Sunday, July 6, 2014

And Will It Make Us Run for the Picklier Taste of Irony Rolled Around Protectively on Our Tongues Like a Grab of Greek Olives?





  • Pat Paulsen was born 87 years ago today. The first time I was aware of POTUS and elections was watching his campaign on The Smothers Brothers Show in 1968. I'd vote for his corpse today.
  • The List of Motherfuckers.
  • Irony and Radicalism: But a funny thing happened to the radicals of the twentieth century: they began to combine their leftism with irony... In the West, by the fifties, no radical intellectual would think of making bombastic pledges about engineering the future without hedging them closely about with irony.
  • Not doing is doing too: By not voting it would remove the legitimacy that the federal government hide behind. If everyone refused to vote it would shake the whole systyem to its rotten and putrid foundations.
  • Communism is alive and kicking? Communism as political possibility and communism as philosophical concept mutually reinforce each other. Without the active movements in opposition to austerity, cuts, debt, and inequality, the theoretical discussions would have failed to resonate. They would have remained stuck in libraries and lecture halls, dusty remnants of past struggles rendered objects of scholarly reflection. Likewise, without the conceptual reemergence of communism as an idea, the movements of 2011 would not have appeared as a common struggle. The connections between education struggles in England, austerity struggles in Greece and Spain, and anti-foreclosure struggles in the U.S. would not have jumped from their local contexts and become legible as moments in the same struggle, a struggle against capitalism. (h/t)
  • The Difference.
  • Maggie's weekly links.
  • { feuilleton }'s weekly links.
  • unessence.
  • The Good Bad Poet: An Extinct Species?
  • I know I said there would be Kate Bush songs this weekend, but no, apparently there won't be, I spent last night with Swans, woke up with Swans in my head.
  • To Be Kind is one of a dozen of my favorite album of 2014 so far.








SENTIMENTAL

Albert Goldbarth

The light has traveled unthinkable thousands of miles to be   
condensed, recharged, and poured off the white white pages
of an open Bible the country parson holds in front of this couple   
in a field, in July, in the sap and the flyswirl of July
in upper Wisconsin, where their vows buzz in a ring in the air
like the flies, and are as sweet as the sap, in these rich and ritual minutes.   
Is it sentimental? Oops. And out of that Bible the light continues   
to rush as if from a faucet. There will be a piecrust cooling   
out of its own few x’ed-out cuts. And will it make us run   
for the picklier taste of irony rolled around protectively on our tongues   
like a grab of Greek olives?
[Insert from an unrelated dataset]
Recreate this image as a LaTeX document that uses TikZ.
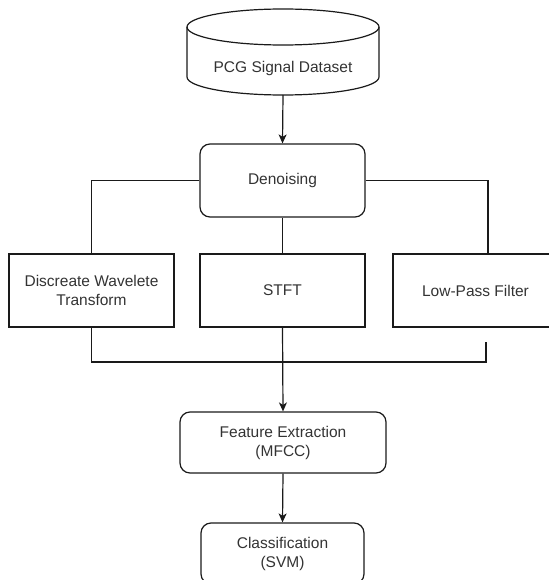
\documentclass[tikz,border=0pt]{standalone}
\usepackage{fontspec}
\setmainfont{Liberation Sans}
\usetikzlibrary{arrows.meta,calc}
\definecolor{txt}{HTML}{333333}
\definecolor{ln}{HTML}{1A1A1A}
\begin{document}
\begin{tikzpicture}[x=1pt,y=-1pt,
  every node/.style={font=\fontsize{15.5}{19}\selectfont, text=txt, align=center, inner sep=0pt},
  rbox/.style={draw=ln, line width=1.2pt, rounded corners=10pt},
  sbox/.style={draw=ln, line width=1.2pt},
  conn/.style={draw=ln, line width=1.2pt},
  arr/.style={conn, -{Stealth[length=9pt,width=8pt,inset=2.5pt]}}]
\useasboundingbox (0,0) rectangle (548,580);
% cylinder
\draw[conn, fill=white] (187,27) -- (187,77) arc[start angle=180,end angle=0,x radius=96,y radius=18] -- (379,27);
\draw[conn] (283,27) ellipse[x radius=96,y radius=18];
\node (ds) at (283,68) {PCG Signal Dataset};
\coordinate (dsb) at (283,95);
% nodes
\node[rbox, minimum width=165pt, minimum height=73pt] (den) at (282.5,180.5) {Denoising};
\node[sbox, minimum width=165pt, minimum height=73pt] (dwt) at (91.5,290.5) {Discreate Wavelete\\Transform};
\node[sbox, minimum width=165pt, minimum height=73pt] (stft) at (282.5,290.5) {STFT};
\node[sbox, minimum width=165pt, minimum height=73pt] (lpf) at (475.5,290.5) {Low-Pass Filter};
\node[rbox, minimum width=206pt, minimum height=61pt] (fe) at (283,442.5) {Feature Extraction\\(MFCC)};
\node[rbox, minimum width=163pt, minimum height=61pt] (cls) at (282.5,553.5) {Classification\\(SVM)};
\coordinate (lpft) at ([xshift=12.5pt]lpf.north);
\coordinate (lpfb) at ([xshift=10.5pt,yshift=-14pt]lpf.south);
\coordinate (jn) at (283,362);
% connectors
\draw[arr] (dsb) -- (den.north);
\draw[conn] (den.west) -| (dwt.north);
\draw[conn] (den.south) -- (stft.north);
\draw[conn] (den.east) -| (lpft);
\draw[conn] (dwt.south) |- (jn) -| (lpfb);
\draw[arr] (stft.south) -- (fe.north);
\draw[arr] (fe.south) -- (cls.north);
\end{tikzpicture}
\end{document}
My students and I discuss this   
slippery phenomenon. Does “context” matter? Does
“earned” count? If a balled-up fidget of snakes
in the underbrush dies in a freeze is it sentimental? No,   
yes, maybe. What if a litter of cocker spaniels? What
if we called them “puppydogs” in the same poem in that same hard,   
hammering winter? When my father was buried,
the gray snow in the cemetery was sheet tin. If I said
that? Yes, no, what does “tone” or “history” do
to the Hollywood hack violinists who patiently wait to play   
the taut nerves of the closest human body until from that   
lush cue alone, the eyes swell moistly, and the griefs
we warehouse daily take advantage of this thinning
of our systems, then the first sloppy gushes begin . . .
Is that “wrong”? Did I tell you the breaths
of the gravediggers puffed out like factorysmoke
as they bent and straightened, bent and straightened,
mechanically? Are wise old (toothless) Black blues singers   
sentimental?—“gran’ma”? “country cookin’”? But
they have their validity, don't they, yes? their
sweat-in-the-creases, picking up the lighting
in a fine-lined mesh of what it means to have gone through time   
alive a little bit on this planet. Hands shoot up . . . opinions . . .
questions . . . What if the sun wept? the moon? Why, in the face
of those open faces, are we so squeamish? Call out
the crippled girl and her only friend the up-for-sale foal,   
and let her tootle her woeful pennywhistle musics.
What if some chichi streetwise junkass from the demimonde
gave forth with the story of orphans forced through howling storm   
to the workhouse, letting it swing between the icy-blue   
quotation marks of cynicism—then? What if   
I wept? What if I simply put the page down,   
rocked my head in my own folded elbows, forgot   
the rest of it all, and wept? What if I stepped into   
the light of that page, a burnished and uncompromising   
light, and walked back up to his stone a final time,   
just that, no drama, and it was so cold,
and the air was so brittle, metal buckled
out song like a bandsaw, and there, from inside me,   
where they’d been lost in shame and sophistry
all these years now, every last one of my childhood’s   
heartwormed puppydogs found its natural voice.